Çeşme Projesi'ne ilişkin dikkat çeken ve doğru bulmadığının altını çizen Sındır, “İzmir kamuoyu bu projeden rahatsız. 2005-2008 yılları arasında Çeşme Projesi ölçeğinden daha küçük 10 bin 300 hektarlık bir alanda benzer bir proje yapılmak istenmişti. Açılan davalar sonucu Danıştay projeyi iptal etti, hukuka aykırı buldu, bu konuda kesinleşmiş yargı kararı var. Şimdi çok daha büyük, yaklaşık 16 bin 140 hektar, bir alanı kapsayan yani kıyaslanacak olursak 22 bin 600 futbol sahası büyüklüğünde, içerisinde ormanlar, meralar, tarım alanları, deniz alanları hatta adaları da kapsayan, kamuya ait alanlardan oluşan büyüklükte bir yer, mevcut mahkeme kararlarına rağmen projelendirilmiş, talan ediliyor. Proje alanı kapsamında; 1570 hektar tarım alanı, 6 bin hektar orman alanı, 4 bin 547 hektar mera ve çayır alanı yer alıyor. 47 kilometre uzunluğunda kıyı şeridini kapsıyor. Çeşme yarımadasındaki mevcut yerleşik alanların dışında kalan ve kamuya ait orman, mera, kıyı, deniz alanlarının neredeyse tamamını içeriyor. Bu alanı turizm tescili ile kamuya ait olmaktan çıkaracak ve irtifak hakkını ihaleyle yatırımcılara belki 49, belki 99 yıllığına devredeceksiniz. Bu yatırımdan küçük bir azınlığın faydalanmasını sağlayarak kamunun çıkarına aykırı bir durum yaratacaksınız sayın bakan. Çeşme ranta ve küçük bir azınlığın refahına kurban ediliyor” dedi. “Çeşme’yi talan edenleri ve ettirenleri tarih affetmeyecek!”

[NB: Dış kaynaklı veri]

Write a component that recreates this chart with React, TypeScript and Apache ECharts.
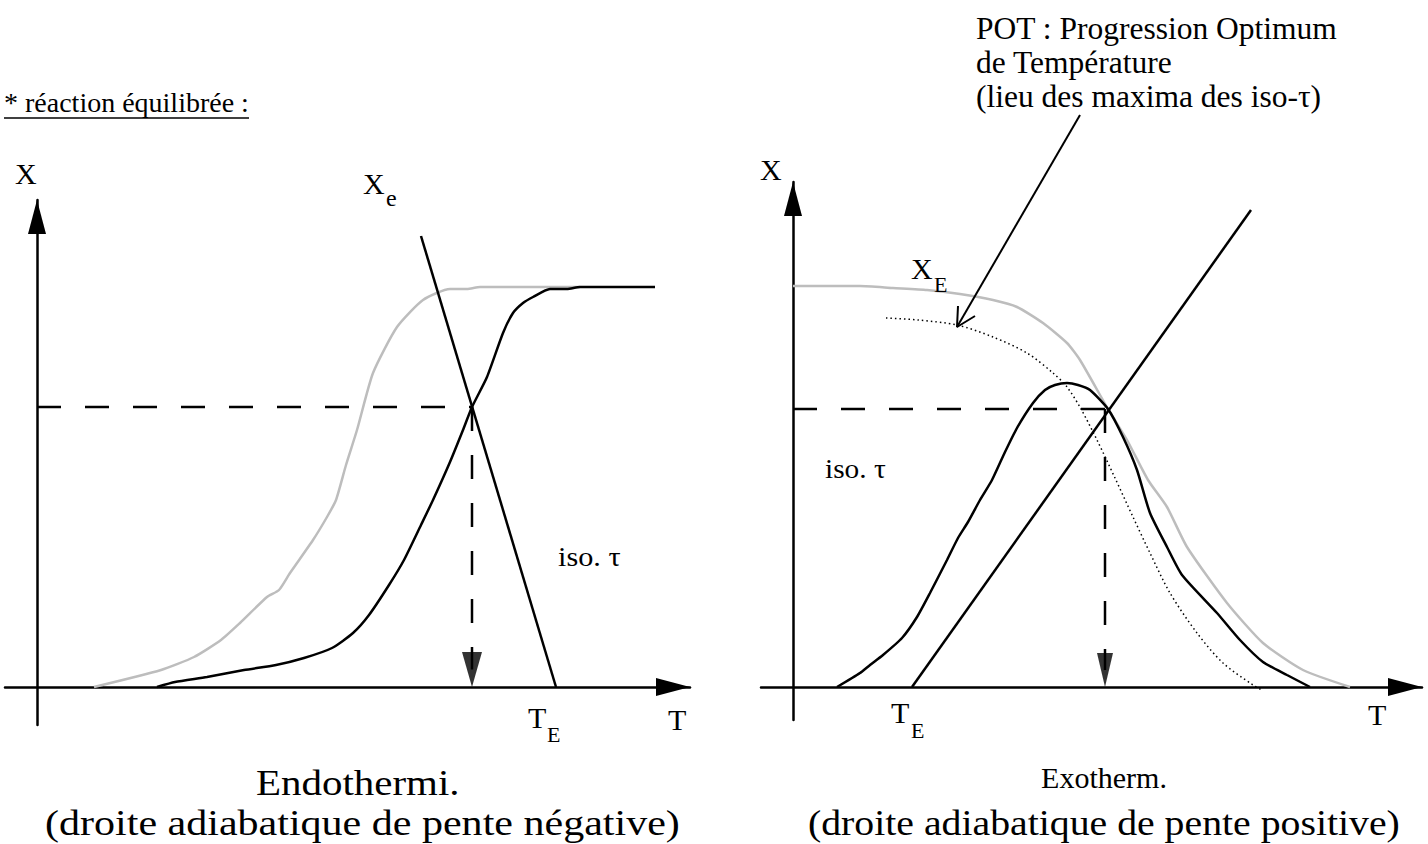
import { useEffect, useRef } from "react";
import * as echarts from "echarts";

// ---- Left panel (endothermic), units: T and X in arbitrary schematic units ----
const leftEquilibrium = [
  [5.7, 0], [12.4, 1.7], [15.7, 3.0], [18.4, 4.7], [20.3, 6.4], [23.0, 9.0], [24.2, 9.7],
  [25.3, 11.4], [27.6, 14.7], [29.0, 17.0], [29.9, 18.7], [30.9, 22.2], [32.0, 25.7],
  [33.6, 31.4], [36.0, 36.0], [38.6, 38.7], [41.3, 39.8], [43.0, 39.8], [44.3, 40.0], [54.3, 40.0],
];
const leftIsoTau = [
  [12.0, 0], [13.8, 0.5], [17.0, 1.0], [20.7, 1.7], [23.9, 2.2], [26.7, 2.9], [29.5, 3.9],
  [31.6, 5.4], [33.2, 7.2], [35.2, 10.2], [36.7, 12.7], [38.4, 16.2], [39.6, 18.7], [41.3, 22.5],
  [42.6, 25.7], [43.5, 28.0], [45.0, 31.0], [46.6, 35.4], [47.6, 37.4], [48.6, 38.4], [49.6, 39.0],
  [51.3, 39.8], [53.0, 39.8], [54.3, 40.0], [61.8, 40.0],
];
const leftAdiabatic = [[38.4, 45.1], [51.9, 0]];
const leftOperating = [43.5, 28.0];
const leftArrowEnd = 1.75;

// ---- Right panel (exothermic) ----
const rightEquilibrium = [
  [0, 40.1], [6.7, 40.1], [10.0, 39.9], [13.4, 39.7], [16.7, 39.3], [20.0, 38.7], [22.4, 38.0],
  [25.0, 36.4], [27.4, 34.4], [28.7, 32.7], [31.5, 27.8], [33.4, 24.7], [35.5, 20.7], [37.4, 18.0],
  [39.4, 14.0], [43.4, 8.4], [47.0, 4.4], [51.0, 1.7], [55.7, 0],
];
const rightIsoTau = [
  [4.4, 0], [6.7, 1.4], [7.7, 2.2], [9.0, 3.2], [10.9, 4.9], [12.4, 7.0], [13.7, 9.4], [15.4, 12.7],
  [16.5, 14.9], [17.5, 16.5], [18.7, 18.7], [19.9, 20.7], [21.2, 23.5], [22.4, 25.9], [24.0, 28.4],
  [25.2, 29.7], [26.2, 30.2], [27.4, 30.4], [28.5, 30.2], [29.7, 29.7], [31.5, 27.8], [33.0, 25.0],
  [34.4, 21.7], [35.7, 17.4], [37.4, 14.0], [38.9, 11.2], [42.4, 7.4], [44.7, 4.7], [47.0, 2.5],
  [49.4, 1.2], [51.7, 0],
];
const rightPOT = [
  [9.3, 36.9], [12.5, 36.7], [16.4, 36.2], [20.0, 35.0], [23.4, 33.4], [26.0, 31.4], [27.4, 30.0],
  [28.8, 27.8], [30.4, 24.7], [32.2, 20.9], [34.0, 17.0], [35.7, 13.4], [37.7, 9.4], [40.4, 5.4],
  [43.0, 2.4], [46.0, 0.2], [46.9, -0.3],
];
const rightAdiabatic = [[11.9, 0], [45.8, 47.7]];
const rightOperating = [31.5, 27.8];
const rightDropT = 31.2;
const rightArrowEnd = 1.7;
const potPointer = [[28.7, 57.2], [16.4, 36.0]];
const potPointerHead = [[16.5, 38.1], [16.4, 36.0], [18.2, 37.1]];

const SERIF = "Liberation Serif";

function axisLine() {
  return {
    show: true,
    onZero: true,
    lineStyle: { color: "#000", width: 2.5 },
    symbol: ["none", "triangle"],
    symbolSize: [18, 34],
    symbolOffset: [0, -17],
  };
}

function valueAxis(gridIndex: number, min: number, max: number) {
  return {
    type: "value",
    gridIndex,
    min,
    max,
    axisLine: axisLine(),
    axisTick: { show: false },
    axisLabel: { show: false },
    splitLine: { show: false },
  };
}

function lineSeries(name: string, idx: number, data: number[][], style: any, extra: any = {}) {
  return {
    name,
    type: "line",
    xAxisIndex: idx,
    yAxisIndex: idx,
    data,
    symbol: "none",
    showSymbol: false,
    silent: true,
    lineStyle: style,
    z: 3,
    ...extra,
  };
}

function txt(text: string, x: number, baseline: number, size: number, opts: any = {}) {
  const { scaleX = 1, align = "left" } = opts;
  return {
    type: "text",
    x,
    y: baseline - size * 0.34,
    scaleX,
    z: 10,
    style: {
      text,
      fontFamily: SERIF,
      fontSize: size,
      fill: "#000",
      align,
      verticalAlign: "middle",
    },
  };
}

export default function App() {
  const ref = useRef<HTMLDivElement>(null);

  useEffect(() => {
    if (!ref.current) return;
    const chart = echarts.init(ref.current, null, { renderer: "svg" });
    const black = { color: "#000", width: 2.5 };
    const gray = { color: "#bdbdbd", width: 2.5 };
    const dashed = { color: "#000", width: 2.5, type: [24, 24] };

    const option: any = {
      animation: false,
      backgroundColor: "#fff",
      grid: [
        { left: 5, top: 200, width: 685, height: 525 },
        { left: 761, top: 182, width: 661, height: 538 },
      ],
      xAxis: [valueAxis(0, -3.2, 65.3), valueAxis(1, -3.2, 62.9)],
      yAxis: [valueAxis(0, -3.8, 48.7), valueAxis(1, -3.3, 50.5)],
      series: [
        // left
        lineSeries("Xe", 0, leftEquilibrium, gray, { smooth: 0.2 }),
        lineSeries("iso τ", 0, leftIsoTau, black, { smooth: 0.2 }),
        lineSeries("adiabatique", 0, leftAdiabatic, black),
        lineSeries("palier", 0, [[0, leftOperating[1]], leftOperating], dashed),
        lineSeries("chute", 0, [leftOperating, [leftOperating[0], leftArrowEnd]], dashed),
        {
          type: "scatter",
          xAxisIndex: 0,
          yAxisIndex: 0,
          data: [[leftOperating[0], leftArrowEnd]],
          symbol: "triangle",
          symbolRotate: 180,
          symbolSize: [20, 35],
          itemStyle: { color: "#000" },
          silent: true,
          z: 4,
        },
        // right
        lineSeries("XE", 1, rightEquilibrium, gray, { smooth: 0.2 }),
        lineSeries("POT", 1, rightPOT, { color: "#000", width: 1.5, type: [1.5, 3] }, { smooth: 0.3 }),
        lineSeries("iso τ (exo)", 1, rightIsoTau, black, { smooth: 0.2 }),
        lineSeries("adiabatique (exo)", 1, rightAdiabatic, black),
        lineSeries("palier (exo)", 1, [[0, rightOperating[1]], rightOperating], dashed),
        lineSeries("chute (exo)", 1, [[rightDropT, rightOperating[1]], [rightDropT, rightArrowEnd]], dashed),
        {
          type: "scatter",
          xAxisIndex: 1,
          yAxisIndex: 1,
          data: [[rightDropT, rightArrowEnd]],
          symbol: "triangle",
          symbolRotate: 180,
          symbolSize: [16, 34],
          itemStyle: { color: "#000" },
          silent: true,
          z: 4,
        },
        lineSeries("pointeur", 1, potPointer, { color: "#000", width: 2 }, { clip: false }),
        lineSeries("pointe", 1, potPointerHead, { color: "#000", width: 2 }, { clip: false }),
      ],
      graphic: [
        txt("* réaction équilibrée :", 4, 112, 28),
        { type: "line", z: 10, shape: { x1: 4, y1: 118, x2: 249, y2: 118 }, style: { stroke: "#000", lineWidth: 1.5 } },
        txt("X", 15, 184, 30),
        txt("X", 363, 194, 30),
        txt("e", 386, 206, 24),
        txt("iso. τ", 558, 566, 28, { scaleX: 1.08 }),
        txt("T", 528, 728, 30),
        txt("E", 547, 742, 22),
        txt("T", 668, 730, 30),
        txt("Endothermi.", 256, 795, 35, { scaleX: 1.17 }),
        txt("(droite adiabatique de pente négative)", 45, 835, 36, { scaleX: 1.168 }),

        txt("POT : Progression Optimum", 976, 39, 31.5),
        txt("de Température", 976, 73, 31.5),
        txt("(lieu des maxima des iso-τ)", 976, 107, 31.5),
        txt("X", 760, 180, 30),
        txt("X", 911, 279, 30),
        txt("E", 934, 292, 22),
        txt("iso. τ", 825, 478, 28, { scaleX: 1.05 }),
        txt("T", 891, 723, 30),
        txt("E", 911, 738, 22),
        txt("T", 1368, 725, 30),
        txt("Exotherm.", 1104, 788, 30, { align: "center" }),
        txt("(droite adiabatique de pente positive)", 808, 835, 36, { scaleX: 1.105 }),
      ],
    };
    chart.setOption(option);
    return () => chart.dispose();
  }, []);

  return (
    <div
      ref={ref}
      style={{ position: "fixed", left: 0, top: 0, width: 1428, height: 844, background: "#fff" }}
    />
  );
}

Kültür ve Turizm Bakanlığı’nca Çeşme Projesi alanındaki koruma değerlerinin düşürülmesini de eleştiren Sındır, “2020 Şubat ayında bölge, turizm bölgesi olarak belirlendikten hemen sonra 2021 başında bölgedeki koruma statüleri de Kültür ve Turizm Bakanlığı tarafından düşürüldü. Nitelikli koruma alanları sürdürülebilir koruma alanına çevrildi. Hazırlanan ekolojik temelli bilimsel araştırma raporu'nda da gerekçe olarak ortaya konan ifade de dikkat çekici; ‘Kültür ve Turizm Bakanlığının isteği üzerine bu alanlardaki koruma değerleri değiştirilmiştir.’ Oysa böylesi kıymetli doğal ve ekolojik karakteri olan nitelikli alanların koruma değeri böyle bir gerekçeyle değiştirilmez, değiştirilmemeli, sahip olduğu ekosisteme, habitata göre belirlenmelidir, Kültür ve Turizm Bakanlığının isteğine göre değil. Özetle, kamuya ait nitelikli, doğal sit olan koruma alanını yapılaşmaya açıyorsunuz. Ayrıca, 2020 yılında İzmir 2. İdare Mahkemesince, yani yargı kararıyla belirlenmiş olan doğal sit statüsünü siz 2021 başında bakanlık olarak tanımıyorsunuz. Hangi hakla ve hangi yetkiyle? Bir de yönetmelik çıkardınız; alan ile ilgili olarak neredeyse uçan kuş bile sizden izin alacak, her şeyden siz sorumlu olacaksınız, siz ne derseniz o olacak, alan kullanımına, planlarına dair usul ve esasları siz belirleyeceksiniz. Nerede kaldı yerel yönetimlerin yetkileri, İzmir Büyükşehir Belediyesi, ilçe belediyesi neden yok sayılıyor? Büyükşehir Belediyesinin hiç mi söz hakkı olmayacak? Bakın sayın bakan uyarıyorum; Kutlu Aktaş Barajı da bu alanda. Barajın koruma havzası var; yaklaşık yüzde 50'si bu koruma havzası alanında. Bu alan, içme suyu koruma havzası kapsamında. Kıyılarında Akdeniz foku üretim alanları var. 55 bin 740 hektarlık bir alan bu bağlamda koruma altında. Bu alan ayrıca kuşlar için önemli bir koruma alanı. Bu projeyi hayata geçirenleri ve destekleyenleri tarih asla unutmayacak ve affetmeyecek” diye konuştu. “TGA bütçesini neden açkklamıyorsunuz?”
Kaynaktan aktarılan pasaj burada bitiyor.